The Vestal Virgins
The priestesses of the goddess Vesta were known as the Vestal Virgins. They were responsible for maintaining the sacred fire within the Temple of Vesta in the Forum Romanum.
Other duties included performing rituals in regards to the Goddess Vesta, and baking the sacred salt cake to be used at numerous ceremonies in the year.
They were the only female priests within the roman religious system. The head of the college of Vesta was called the Virgo Vestalis Maxima, and she was under the direct authority of the Pontifex Maximus.
The ruins of the Temple of Vesta in the Roman Forum, where the sacred flame burned
The college of Vesta had 18 members, though 6 were considered actual Vestal Virgins at any given time. They were selected from distinguished patrician families at an age from three to ten, and such appointments were considered a top honor for any family to receive.
They each served thirty years, the first ten years as novices, then ten years as actual vestal virgins, and finally ten years as supervisors responsible for training the novices.
After the thirty years of duty they were released from their duties and could then maintain a private life, including the right to marry. For men, arranging a marriage with a former vestal virgin was highly prestigious, regardless of age or the ability to have children.
The vestals vowed to live in chastity for the thirty years their tenure lasted. In return, they were allowed many privileges not given to ordinary Roman women.
As one example, the vestals were not subject to the pater potestas of their fathers. Essentially they were allowed to handle their own properties and engage in legal contracts, they were allowed to travel around the city in a carriage, and they had special seats in the front row at the various games, where, in contrast, women were normally relegated to the back seats.
They were considered inviolable and sacred, and their blood could not be spilt without fear of terrible repercussion from the gods. So sacred and divine-like were these priestesses, that if a person sentenced to death met a vestal virgin on his way to the execution, he would be automatically pardoned. Of course, special care would be taken to prevent or to make sure this would happen, depending on the circumstances.
While enjoying many benefits, including a rather luxurious life in the House of Vestal Virgins, punishment for breaking the rules were severe. The punishment for breaking the vow of chastity was death by being buried alive, so as to kill a vestal without shedding her blood.

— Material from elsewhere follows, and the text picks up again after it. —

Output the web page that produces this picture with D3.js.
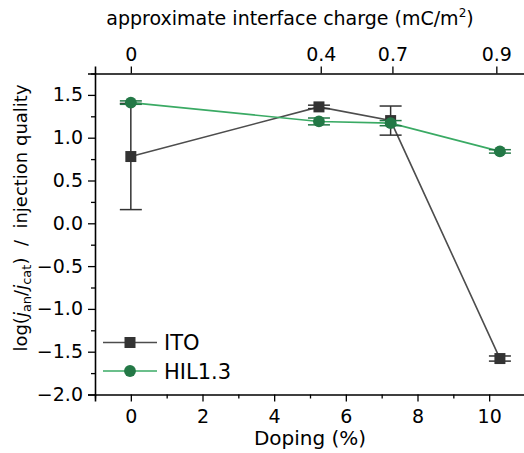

Such executions would take place in the "Evil Fields", or Campus Sceleratus, just outside the Servian Wall. Their lover would be flogged to death on the Comitium (the original open-air public meeting space of ancient Rome).
While these executions took place several times, it was obviously a rare event that carried all sorts of negative omens with it.
Although the Pontifex Maximus continues to the present day as an office of the higher order in the Catholic Church, the order of the vestals was disbanded in 394 AD when non-Christian cults, such as the Cult of Mithras, were banned by Theodosius.
The Church, wisely trying to keep the general population with a sense of familiarity, readily adopted the use of convents and position of nuns that held many of the same rules and customs as the Vestals.
Did you know...
The Temple of Vesta contained a number of objects the Romans believed were particuarly precious: the Palladium (a statue of Athena rescued from Troy by Aeneas), two statues of the Penates of the Roman people (protectors of the Roman household), and ashes (of unborn calves sacrificed on the Fordicidia which were mixed with the blood of a victorious horse from chariot races in honor of Jove).